[Plotting code records]
——————

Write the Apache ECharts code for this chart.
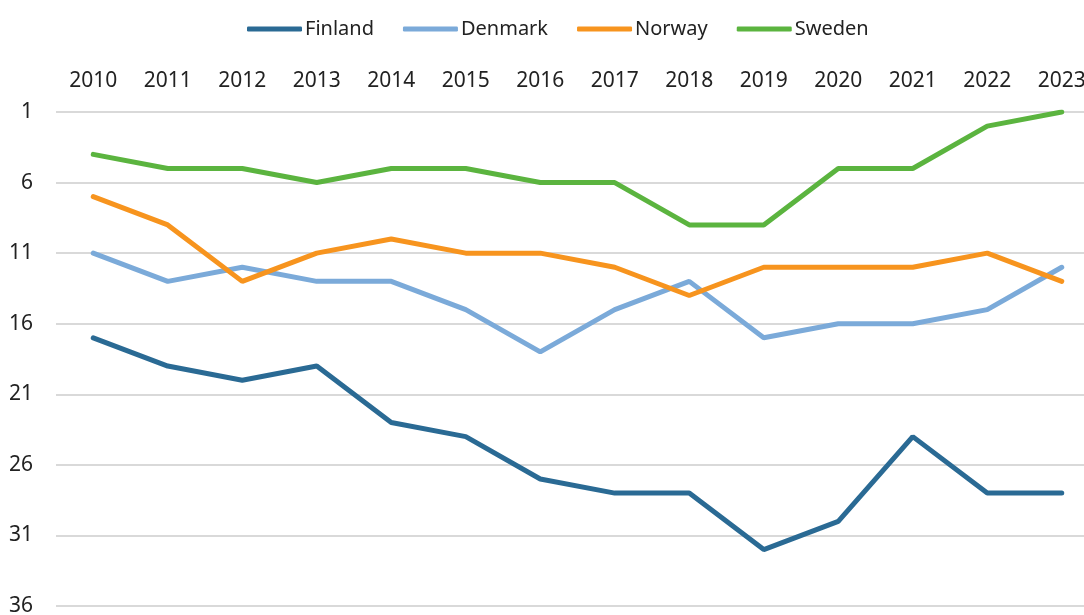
<!DOCTYPE html>
<html>
<head>
<meta charset="utf-8">
<script src="https://cdn.jsdelivr.net/npm/echarts@6/dist/echarts.min.js"></script>
<style>html,body{margin:0;padding:0;background:#fff}#c{width:1084px;height:615px}</style>
</head>
<body>
<div id="c"></div>
<script>
const years = ['2010','2011','2012','2013','2014','2015','2016','2017','2018','2019','2020','2021','2022','2023'];
const finland = [17,19,20,19,23,24,27,28,28,32,30,24,28,28];
const denmark = [11,13,12,13,13,15,18,15,13,17,16,16,15,12];
const norway  = [7,9,13,11,10,11,11,12,14,12,12,12,11,13];
const sweden  = [4,5,5,6,5,5,6,6,9,9,5,5,2,1];

const FONT = '"Noto Sans", sans-serif';
const chart = echarts.init(document.getElementById('c'), null, {renderer:'canvas'});
function s(name, data, color){
  return {name, type:'line', data, symbol:'none', color,
    lineStyle:{width:5, color, cap:'round'}};
}
chart.setOption({
  animation:false,
  legend:{top:14, left:242, itemWidth:55, itemHeight:5, itemGap:29, icon:'roundRect',
    textStyle:{fontFamily:FONT, fontSize:20, color:'#222', padding:[0,0,0,-2]},
    data:['Finland','Denmark','Norway','Sweden']},
  grid:{left:56, top:112, right:-15, bottom:9, containLabel:false, outerBoundsMode:'none'},
  xAxis:{type:'category', position:'top', data:years, boundaryGap:true,
    axisLine:{show:false}, axisTick:{show:false},
    axisLabel:{fontFamily:FONT, fontSize:21, color:'#222', margin:20}},
  yAxis:{type:'value', inverse:true, min:1, max:36, interval:5,
    axisLine:{show:false}, axisTick:{show:false},
    splitLine:{lineStyle:{color:'#d9d9d9', width:2}},
    axisLabel:{fontFamily:FONT, fontSize:21, color:'#222', margin:23}},
  series:[s('Finland',finland,'#2A6A94'), s('Denmark',denmark,'#7BAAD9'),
          s('Norway',norway,'#F7941E'), s('Sweden',sweden,'#5BB43F')]
});
</script>
</body>
</html>
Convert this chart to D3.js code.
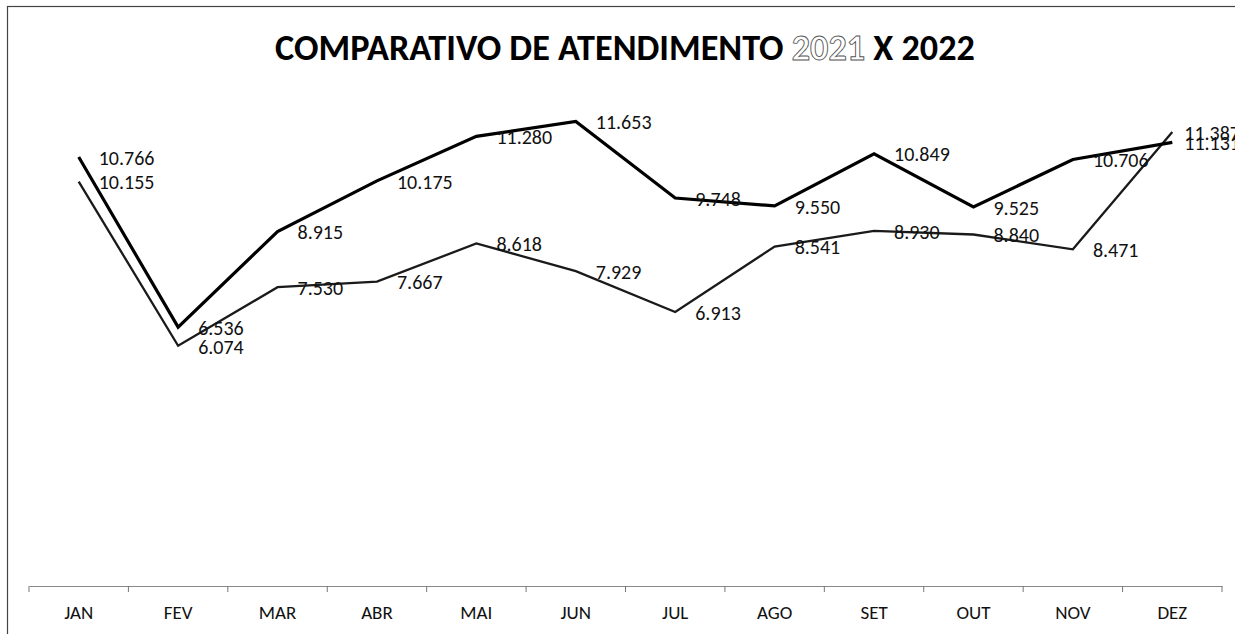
<!DOCTYPE html>
<html>
<head>
<meta charset="utf-8">
<script src="https://cdn.jsdelivr.net/npm/d3@7"></script>
<style>
  html, body { margin: 0; padding: 0; background: #fff; }
  svg { display: block; }
  text { font-family: Carlito, Calibri, Lato, sans-serif; }
</style>
</head>
<body>
<svg id="chart"></svg>
<script>
// ---------------- DATA ----------------
const months = ["JAN","FEV","MAR","ABR","MAI","JUN","JUL","AGO","SET","OUT","NOV","DEZ"];
const values2021 = [10155, 6074, 7530, 7667, 8618, 7929, 6913, 8541, 8930, 8840, 8471, 11387];
const values2022 = [10766, 6536, 8915, 10175, 11280, 11653, 9748, 9550, 10849, 9525, 10706, 11131];
const yDomain = [0, 14000];

const W = 1235, H = 634;
const fmt = v => d3.format(",")(v).replace(/,/g, ".");

const svg = d3.select("#chart").attr("width", W).attr("height", H);

// chart border
svg.append("rect")
  .attr("x", 7.5).attr("y", 6.5)
  .attr("width", W + 20).attr("height", H + 20)
  .attr("fill", "none")
  .attr("stroke", "#444")
  .attr("stroke-width", 1.2);

// ---------------- TITLE ----------------
const title = svg.append("text")
  .attr("x", 625).attr("y", 60)
  .attr("text-anchor", "middle")
  .attr("font-weight", "bold")
  .attr("font-size", 32)
  .attr("fill", "#000");
title.append("tspan").text("COMPARATIVO DE ATENDIMENTO ");
title.append("tspan").text("2021")
  .attr("fill", "#fff").attr("stroke", "#555").attr("stroke-width", 0.9);
title.append("tspan").text(" X 2022");

// fit title to the width seen in the picture
const tw = title.node().getComputedTextLength();
title.attr("font-size", 32 * 700 / tw);

// ---------------- SCALES ----------------
const x = d3.scaleBand().domain(months).range([29, 1222]);
const y = d3.scaleLinear().domain(yDomain).range([590, 27]);
const cx = m => x(m) + x.bandwidth() / 2;

// ---------------- AXIS ----------------
const axis = svg.append("g")
  .attr("transform", "translate(0,586)")
  .call(d3.axisBottom(x).tickSize(0).tickPadding(20));
axis.select(".domain").attr("stroke", "#888").attr("stroke-width", 1);
axis.selectAll("text")
  .attr("font-size", 19)
  .attr("fill", "#111")
  .style("font-family", "Carlito, Calibri, Lato, sans-serif");

// tick marks on band boundaries
const bounds = months.map(m => x(m)).concat([x.range()[1]]);
axis.selectAll(".bound").data(bounds).enter()
  .append("line")
  .attr("class", "bound")
  .attr("x1", d => d).attr("x2", d => d)
  .attr("y1", 0).attr("y2", 6)
  .attr("stroke", "#777");

// ---------------- LINES ----------------
const line = d3.line().x(d => cx(d.m)).y(d => y(d.v));
const series = [
  { name: "2021", vals: values2021, width: 2.3, color: "#1a1a1a" },
  { name: "2022", vals: values2022, width: 3.2, color: "#000" }
];

series.forEach(s => {
  const pts = months.map((m, i) => ({ m, v: s.vals[i] }));
  svg.append("path")
    .datum(pts)
    .attr("fill", "none")
    .attr("stroke", s.color)
    .attr("stroke-width", s.width)
    .attr("stroke-linejoin", "miter")
    .attr("d", line);
});

// ---------------- LABELS ----------------
series.forEach(s => {
  months.forEach((m, i) => {
    const t = svg.append("text")
      .attr("y", y(s.vals[i]) + 3)
      .attr("dominant-baseline", "middle")
      .attr("font-size", 20)
      .attr("fill", "#111")
      .text(fmt(s.vals[i]));
    const len = t.node().getComputedTextLength();
    // keep labels inside chart area like the spreadsheet does
    t.attr("x", Math.min(cx(m) + 20, 1240 - len));
  });
});
</script>
</body>
</html>
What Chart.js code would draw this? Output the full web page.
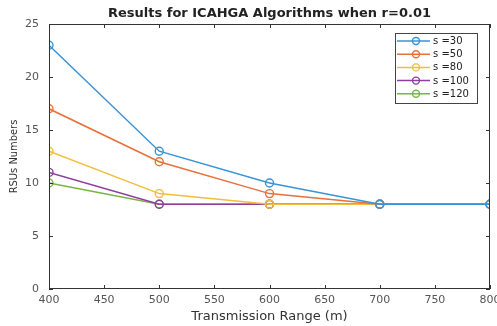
<!DOCTYPE html>
<html>
<head>
<meta charset="utf-8">
<script src="https://cdn.jsdelivr.net/npm/chart.js@4.4.0/dist/chart.umd.min.js"></script>
<style>
  html, body { margin: 0; padding: 0; background: #fff; }
  #c { display: block; }
</style>
</head>
<body>
<canvas id="c" width="497" height="326"></canvas>
<script>
const TITLE = 'Results for ICAHGA Algorithms when r=0.01';
const RANGES = [400, 500, 600, 700, 800];
const X_TICKS = [400, 450, 500, 550, 600, 650, 700, 750, 800];
const Y_TICKS = [0, 5, 10, 15, 20, 25];

const LABELS = ['s =30', 's =50', 's =80', 's =100', 's =120'];
const S30  = [23, 13, 10, 8, 8];
const S50  = [17, 12, 9, 8, 8];
const S80  = [13, 9, 8, 8, 8];
const S100 = [11, 8, 8, 8, 8];
const S120 = [10, 8, 8, 8, 8];

const COLORS = ['#3a93d6', '#e8703a', '#f2bd3c', '#8e3f9e', '#7ab443'];

const datasets = [S30, S50, S80, S100, S120].map((vals, i) => ({
  label: LABELS[i],
  data: vals.map((v, j) => ({ x: RANGES[j], y: v })),
  borderColor: COLORS[i],
  backgroundColor: COLORS[i],
  pointBackgroundColor: 'rgba(255,255,255,0)',
  pointBorderColor: COLORS[i],
  pointRadius: 4,
  pointBorderWidth: 1.4,
  borderWidth: 1.5,
  tension: 0,
}));

// box, inward ticks, title and legend drawn matlab style
const matlabFrame = {
  id: 'matlabFrame',
  afterDraw(chart) {
    const { ctx, chartArea: a, scales } = chart;
    ctx.save();
    ctx.strokeStyle = '#333';
    ctx.lineWidth = 1;
    ctx.strokeRect(a.left + 0.5, a.top + 0.5, a.right - a.left - 1, a.bottom - a.top - 1);

    ctx.beginPath();
    for (const v of X_TICKS) {
      const px = Math.round(scales.x.getPixelForValue(v)) + 0.5;
      ctx.moveTo(px, a.bottom); ctx.lineTo(px, a.bottom - 4);
      ctx.moveTo(px, a.top); ctx.lineTo(px, a.top + 4);
    }
    for (const v of Y_TICKS) {
      const py = Math.round(scales.y.getPixelForValue(v)) + 0.5;
      ctx.moveTo(a.left, py); ctx.lineTo(a.left + 4, py);
      ctx.moveTo(a.right, py); ctx.lineTo(a.right - 4, py);
    }
    ctx.stroke();

    // title
    ctx.fillStyle = '#222';
    ctx.font = 'bold 13px "DejaVu Sans"';
    ctx.textAlign = 'center';
    ctx.textBaseline = 'middle';
    ctx.fillText(TITLE, (a.left + a.right) / 2, 14);

    // legend
    const lx = 395, ly = 33, lw = 82, rowH = 13.2;
    const ds = chart.data.datasets;
    const lh = ds.length * rowH + 4;
    ctx.fillStyle = '#fff';
    ctx.fillRect(lx, ly, lw, lh);
    ctx.strokeStyle = '#444';
    ctx.strokeRect(lx + 0.5, ly + 0.5, lw, lh);
    ctx.font = '10px "DejaVu Sans"';
    ctx.textAlign = 'left';
    ds.forEach((d, i) => {
      const y = ly + 8 + i * rowH;
      ctx.strokeStyle = d.borderColor;
      ctx.lineWidth = 1.5;
      ctx.beginPath();
      ctx.moveTo(lx + 2, y); ctx.lineTo(lx + 35, y);
      ctx.stroke();
      ctx.lineWidth = 1.4;
      ctx.beginPath();
      ctx.arc(lx + 21, y, 3.5, 0, Math.PI * 2);
      ctx.stroke();
      ctx.fillStyle = '#222';
      ctx.fillText(d.label, lx + 38, y + 0.5);
    });
    ctx.restore();
  },
};

new Chart(document.getElementById('c'), {
  type: 'line',
  data: { datasets },
  options: {
    responsive: false,
    animation: false,
    layout: { padding: { top: 24, right: 7, left: 0, bottom: 0 } },
    plugins: {
      legend: { display: false },
      title: { display: false },
      tooltip: { enabled: false },
    },
    scales: {
      x: {
        type: 'linear',
        min: 400,
        max: 800,
        afterBuildTicks: s => { s.ticks = X_TICKS.map(v => ({ value: v })); },
        afterFit: s => { s.height = 37; s.paddingRight = 0; s.paddingLeft = 0; },
        grid: { display: false, drawTicks: false },
        border: { display: false },
        ticks: { color: '#555', font: { family: 'DejaVu Sans', size: 11 }, padding: 5, maxRotation: 0, autoSkip: false },
        title: {
          display: true,
          text: 'Transmission Range (m)',
          color: '#333',
          font: { family: 'DejaVu Sans', size: 13 },
          padding: { top: 0, bottom: 2 },
        },
      },
      y: {
        min: 0,
        max: 25,
        afterBuildTicks: s => { s.ticks = Y_TICKS.map(v => ({ value: v })); },
        afterFit: s => { s.width = 49; },
        grid: { display: false, drawTicks: false },
        border: { display: false },
        ticks: { color: '#555', font: { family: 'DejaVu Sans', size: 11 }, padding: 10 },
        title: {
          display: true,
          text: 'RSUs Numbers',
          color: '#333',
          font: { family: 'DejaVu Sans Condensed', size: 11 },
          padding: { top: 8, bottom: 0 },
        },
      },
    },
  },
  plugins: [matlabFrame],
});
</script>
</body>
</html>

——————

[Description of the task]
For the data above, state only how many lines include the word "this".

[Reply to the exercise]
3